↓↓↓

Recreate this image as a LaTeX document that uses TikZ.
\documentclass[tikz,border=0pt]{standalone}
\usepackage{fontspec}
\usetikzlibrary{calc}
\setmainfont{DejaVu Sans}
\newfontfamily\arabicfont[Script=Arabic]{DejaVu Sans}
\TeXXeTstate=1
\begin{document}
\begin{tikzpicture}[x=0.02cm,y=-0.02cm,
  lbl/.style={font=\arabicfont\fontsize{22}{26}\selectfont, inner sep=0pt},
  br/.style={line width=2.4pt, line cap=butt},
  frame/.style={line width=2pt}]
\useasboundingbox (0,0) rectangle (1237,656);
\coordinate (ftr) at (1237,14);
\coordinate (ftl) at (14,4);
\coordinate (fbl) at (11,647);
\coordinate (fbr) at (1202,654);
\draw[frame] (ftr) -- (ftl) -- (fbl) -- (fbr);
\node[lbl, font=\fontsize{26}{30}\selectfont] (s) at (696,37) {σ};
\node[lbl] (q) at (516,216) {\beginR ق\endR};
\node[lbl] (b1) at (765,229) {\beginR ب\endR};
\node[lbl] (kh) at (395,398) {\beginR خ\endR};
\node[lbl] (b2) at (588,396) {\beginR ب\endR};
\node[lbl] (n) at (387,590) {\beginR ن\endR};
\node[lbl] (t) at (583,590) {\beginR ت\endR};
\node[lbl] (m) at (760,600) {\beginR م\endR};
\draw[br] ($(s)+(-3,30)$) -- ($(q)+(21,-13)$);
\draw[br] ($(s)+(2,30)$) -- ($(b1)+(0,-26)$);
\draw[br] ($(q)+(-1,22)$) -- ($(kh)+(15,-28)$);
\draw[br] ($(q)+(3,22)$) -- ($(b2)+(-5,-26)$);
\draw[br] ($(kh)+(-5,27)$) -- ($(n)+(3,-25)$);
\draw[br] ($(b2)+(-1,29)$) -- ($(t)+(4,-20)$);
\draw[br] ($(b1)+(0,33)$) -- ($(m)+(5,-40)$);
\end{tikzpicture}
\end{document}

↑↑↑

__YOUR INSTRUCTIONS__
Write out every line of the material again, exactly as it reads.

__EXERCISE RESULT__
Recreate this image as a LaTeX document that uses TikZ.
\documentclass[tikz,border=0pt]{standalone}
\usepackage{fontspec}
\usetikzlibrary{calc}
\setmainfont{DejaVu Sans}
\newfontfamily\arabicfont[Script=Arabic]{DejaVu Sans}
\TeXXeTstate=1
\begin{document}
\begin{tikzpicture}[x=0.02cm,y=-0.02cm,
  lbl/.style={font=\arabicfont\fontsize{22}{26}\selectfont, inner sep=0pt},
  br/.style={line width=2.4pt, line cap=butt},
  frame/.style={line width=2pt}]
\useasboundingbox (0,0) rectangle (1237,656);
\coordinate (ftr) at (1237,14);
\coordinate (ftl) at (14,4);
\coordinate (fbl) at (11,647);
\coordinate (fbr) at (1202,654);
\draw[frame] (ftr) -- (ftl) -- (fbl) -- (fbr);
\node[lbl, font=\fontsize{26}{30}\selectfont] (s) at (696,37) {σ};
\node[lbl] (q) at (516,216) {\beginR ق\endR};
\node[lbl] (b1) at (765,229) {\beginR ب\endR};
\node[lbl] (kh) at (395,398) {\beginR خ\endR};
\node[lbl] (b2) at (588,396) {\beginR ب\endR};
\node[lbl] (n) at (387,590) {\beginR ن\endR};
\node[lbl] (t) at (583,590) {\beginR ت\endR};
\node[lbl] (m) at (760,600) {\beginR م\endR};
\draw[br] ($(s)+(-3,30)$) -- ($(q)+(21,-13)$);
\draw[br] ($(s)+(2,30)$) -- ($(b1)+(0,-26)$);
\draw[br] ($(q)+(-1,22)$) -- ($(kh)+(15,-28)$);
\draw[br] ($(q)+(3,22)$) -- ($(b2)+(-5,-26)$);
\draw[br] ($(kh)+(-5,27)$) -- ($(n)+(3,-25)$);
\draw[br] ($(b2)+(-1,29)$) -- ($(t)+(4,-20)$);
\draw[br] ($(b1)+(0,33)$) -- ($(m)+(5,-40)$);
\end{tikzpicture}
\end{document}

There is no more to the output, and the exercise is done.